-- start Data provided --
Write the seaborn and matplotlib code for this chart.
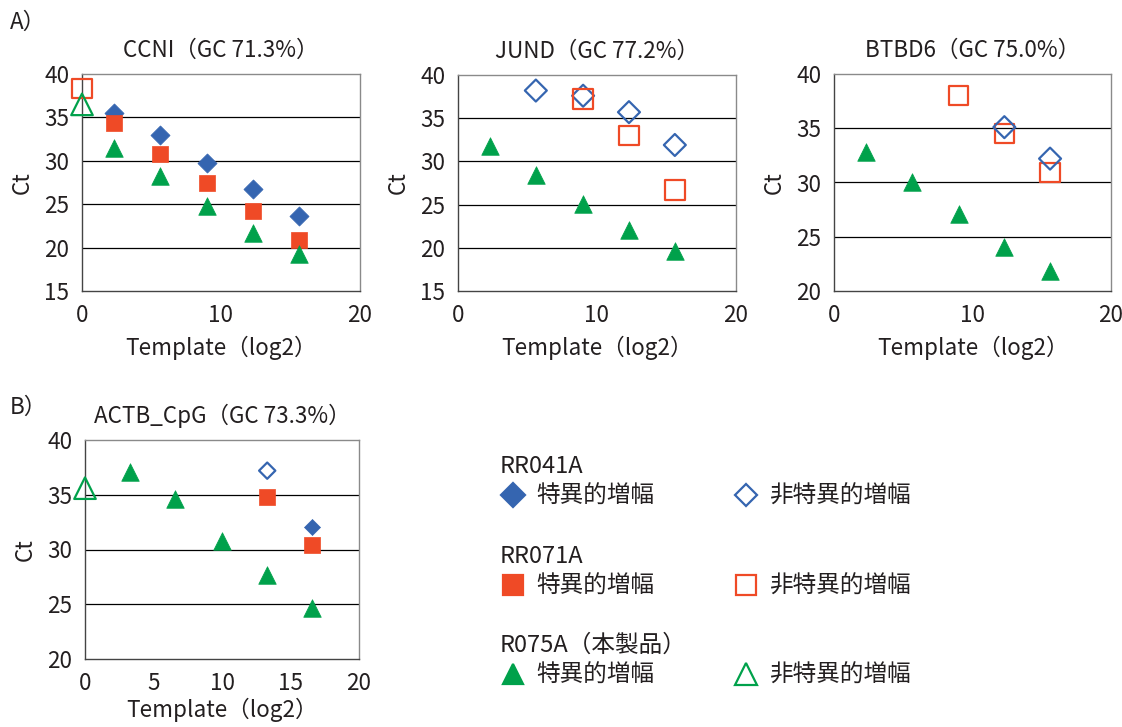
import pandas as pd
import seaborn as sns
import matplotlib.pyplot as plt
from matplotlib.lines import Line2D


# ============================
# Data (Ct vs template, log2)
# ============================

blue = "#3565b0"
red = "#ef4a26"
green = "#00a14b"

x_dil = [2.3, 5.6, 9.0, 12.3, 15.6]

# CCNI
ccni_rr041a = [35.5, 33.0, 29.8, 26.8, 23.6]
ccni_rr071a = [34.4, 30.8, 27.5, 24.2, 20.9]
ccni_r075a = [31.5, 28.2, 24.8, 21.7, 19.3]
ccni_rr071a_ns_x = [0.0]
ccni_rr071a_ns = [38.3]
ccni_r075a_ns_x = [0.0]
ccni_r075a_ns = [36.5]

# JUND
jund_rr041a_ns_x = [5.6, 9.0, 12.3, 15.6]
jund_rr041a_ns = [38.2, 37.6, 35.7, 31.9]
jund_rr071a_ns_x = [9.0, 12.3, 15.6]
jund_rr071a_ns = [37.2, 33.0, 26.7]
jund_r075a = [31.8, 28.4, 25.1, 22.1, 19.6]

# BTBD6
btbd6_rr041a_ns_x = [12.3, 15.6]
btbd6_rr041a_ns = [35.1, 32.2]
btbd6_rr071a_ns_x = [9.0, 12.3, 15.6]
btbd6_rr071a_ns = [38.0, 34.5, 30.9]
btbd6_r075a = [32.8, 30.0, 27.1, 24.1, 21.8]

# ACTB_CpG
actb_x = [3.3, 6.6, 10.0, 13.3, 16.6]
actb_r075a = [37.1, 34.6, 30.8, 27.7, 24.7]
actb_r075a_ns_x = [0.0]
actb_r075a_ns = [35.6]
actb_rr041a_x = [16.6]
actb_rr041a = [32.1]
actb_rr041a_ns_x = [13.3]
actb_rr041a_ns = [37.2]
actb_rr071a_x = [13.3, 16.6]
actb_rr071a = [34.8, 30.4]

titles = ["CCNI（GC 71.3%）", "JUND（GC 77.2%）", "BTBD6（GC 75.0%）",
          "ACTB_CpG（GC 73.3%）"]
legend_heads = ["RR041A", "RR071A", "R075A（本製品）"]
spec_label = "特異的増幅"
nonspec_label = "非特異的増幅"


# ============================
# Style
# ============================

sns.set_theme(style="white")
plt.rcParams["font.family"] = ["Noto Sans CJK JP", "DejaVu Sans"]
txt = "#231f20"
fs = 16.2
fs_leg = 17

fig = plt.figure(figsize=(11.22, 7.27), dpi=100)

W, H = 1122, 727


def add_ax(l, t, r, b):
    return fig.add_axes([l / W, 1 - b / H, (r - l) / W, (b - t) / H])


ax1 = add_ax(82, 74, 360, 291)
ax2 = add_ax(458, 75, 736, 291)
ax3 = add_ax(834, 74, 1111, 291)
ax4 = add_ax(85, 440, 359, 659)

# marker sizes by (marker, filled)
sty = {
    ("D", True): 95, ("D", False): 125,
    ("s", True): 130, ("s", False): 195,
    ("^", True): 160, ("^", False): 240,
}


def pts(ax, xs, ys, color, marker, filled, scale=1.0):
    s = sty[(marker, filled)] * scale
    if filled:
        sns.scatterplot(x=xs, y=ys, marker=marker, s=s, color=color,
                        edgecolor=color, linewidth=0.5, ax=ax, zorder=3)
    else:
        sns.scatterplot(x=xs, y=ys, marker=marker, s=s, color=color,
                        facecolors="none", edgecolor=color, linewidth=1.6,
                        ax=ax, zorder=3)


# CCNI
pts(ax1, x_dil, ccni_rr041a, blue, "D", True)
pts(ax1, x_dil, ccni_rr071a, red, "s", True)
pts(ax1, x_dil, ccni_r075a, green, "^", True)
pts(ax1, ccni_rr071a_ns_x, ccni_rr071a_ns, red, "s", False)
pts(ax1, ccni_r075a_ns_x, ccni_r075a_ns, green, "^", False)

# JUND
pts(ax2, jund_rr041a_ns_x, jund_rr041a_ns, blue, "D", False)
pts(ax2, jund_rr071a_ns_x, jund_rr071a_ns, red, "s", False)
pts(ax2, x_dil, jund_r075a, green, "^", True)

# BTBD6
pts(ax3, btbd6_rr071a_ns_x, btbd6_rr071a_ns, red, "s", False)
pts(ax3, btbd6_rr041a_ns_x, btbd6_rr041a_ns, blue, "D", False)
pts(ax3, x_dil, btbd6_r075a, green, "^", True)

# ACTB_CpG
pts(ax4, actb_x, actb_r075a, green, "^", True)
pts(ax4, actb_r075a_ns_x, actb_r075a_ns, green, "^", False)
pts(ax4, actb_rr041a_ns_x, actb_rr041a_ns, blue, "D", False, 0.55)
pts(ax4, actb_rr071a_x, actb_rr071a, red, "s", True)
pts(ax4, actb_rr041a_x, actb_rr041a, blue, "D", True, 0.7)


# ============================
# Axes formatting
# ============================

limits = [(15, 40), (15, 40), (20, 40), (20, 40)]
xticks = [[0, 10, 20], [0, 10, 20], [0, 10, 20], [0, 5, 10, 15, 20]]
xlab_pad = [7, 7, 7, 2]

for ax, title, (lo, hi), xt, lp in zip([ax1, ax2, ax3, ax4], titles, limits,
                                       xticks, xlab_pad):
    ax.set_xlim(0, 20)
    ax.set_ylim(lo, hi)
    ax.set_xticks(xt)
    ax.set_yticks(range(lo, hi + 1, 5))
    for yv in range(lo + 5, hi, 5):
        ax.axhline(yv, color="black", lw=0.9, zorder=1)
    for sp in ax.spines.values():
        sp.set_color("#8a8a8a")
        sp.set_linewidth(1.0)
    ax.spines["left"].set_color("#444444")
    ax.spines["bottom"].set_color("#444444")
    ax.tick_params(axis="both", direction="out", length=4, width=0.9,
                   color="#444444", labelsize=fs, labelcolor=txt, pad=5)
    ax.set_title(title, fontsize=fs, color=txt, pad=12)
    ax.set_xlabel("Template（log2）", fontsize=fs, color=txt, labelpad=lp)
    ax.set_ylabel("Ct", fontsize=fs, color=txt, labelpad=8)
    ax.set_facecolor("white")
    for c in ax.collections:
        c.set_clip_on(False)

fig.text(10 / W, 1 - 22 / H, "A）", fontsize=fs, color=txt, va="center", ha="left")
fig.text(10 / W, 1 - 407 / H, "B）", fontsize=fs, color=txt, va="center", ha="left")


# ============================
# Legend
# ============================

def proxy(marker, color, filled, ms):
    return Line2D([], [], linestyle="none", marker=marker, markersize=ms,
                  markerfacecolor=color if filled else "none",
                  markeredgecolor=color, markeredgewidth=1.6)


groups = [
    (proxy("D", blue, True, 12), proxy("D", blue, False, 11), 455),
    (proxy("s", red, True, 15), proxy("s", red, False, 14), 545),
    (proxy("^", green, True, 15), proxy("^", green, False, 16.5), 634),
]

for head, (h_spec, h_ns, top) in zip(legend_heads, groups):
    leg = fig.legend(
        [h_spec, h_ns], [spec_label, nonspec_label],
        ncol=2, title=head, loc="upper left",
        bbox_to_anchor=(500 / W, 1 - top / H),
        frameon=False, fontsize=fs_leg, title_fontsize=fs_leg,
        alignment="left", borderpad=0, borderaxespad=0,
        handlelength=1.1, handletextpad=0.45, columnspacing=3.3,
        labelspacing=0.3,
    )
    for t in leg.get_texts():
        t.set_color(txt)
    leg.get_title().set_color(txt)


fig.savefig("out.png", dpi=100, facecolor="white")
-- end Data provided --
→ Work required
From the opening line of the listing above through the line bearing "actb_rr071a = [34.8, 30.4]", repeat each line exactly. Drop every picture.

→ Output for this task
Write the seaborn and matplotlib code for this chart.
import pandas as pd
import seaborn as sns
import matplotlib.pyplot as plt
from matplotlib.lines import Line2D


# ============================
# Data (Ct vs template, log2)
# ============================

blue = "#3565b0"
red = "#ef4a26"
green = "#00a14b"

x_dil = [2.3, 5.6, 9.0, 12.3, 15.6]

# CCNI
ccni_rr041a = [35.5, 33.0, 29.8, 26.8, 23.6]
ccni_rr071a = [34.4, 30.8, 27.5, 24.2, 20.9]
ccni_r075a = [31.5, 28.2, 24.8, 21.7, 19.3]
ccni_rr071a_ns_x = [0.0]
ccni_rr071a_ns = [38.3]
ccni_r075a_ns_x = [0.0]
ccni_r075a_ns = [36.5]

# JUND
jund_rr041a_ns_x = [5.6, 9.0, 12.3, 15.6]
jund_rr041a_ns = [38.2, 37.6, 35.7, 31.9]
jund_rr071a_ns_x = [9.0, 12.3, 15.6]
jund_rr071a_ns = [37.2, 33.0, 26.7]
jund_r075a = [31.8, 28.4, 25.1, 22.1, 19.6]

# BTBD6
btbd6_rr041a_ns_x = [12.3, 15.6]
btbd6_rr041a_ns = [35.1, 32.2]
btbd6_rr071a_ns_x = [9.0, 12.3, 15.6]
btbd6_rr071a_ns = [38.0, 34.5, 30.9]
btbd6_r075a = [32.8, 30.0, 27.1, 24.1, 21.8]

# ACTB_CpG
actb_x = [3.3, 6.6, 10.0, 13.3, 16.6]
actb_r075a = [37.1, 34.6, 30.8, 27.7, 24.7]
actb_r075a_ns_x = [0.0]
actb_r075a_ns = [35.6]
actb_rr041a_x = [16.6]
actb_rr041a = [32.1]
actb_rr041a_ns_x = [13.3]
actb_rr041a_ns = [37.2]
actb_rr071a_x = [13.3, 16.6]
actb_rr071a = [34.8, 30.4]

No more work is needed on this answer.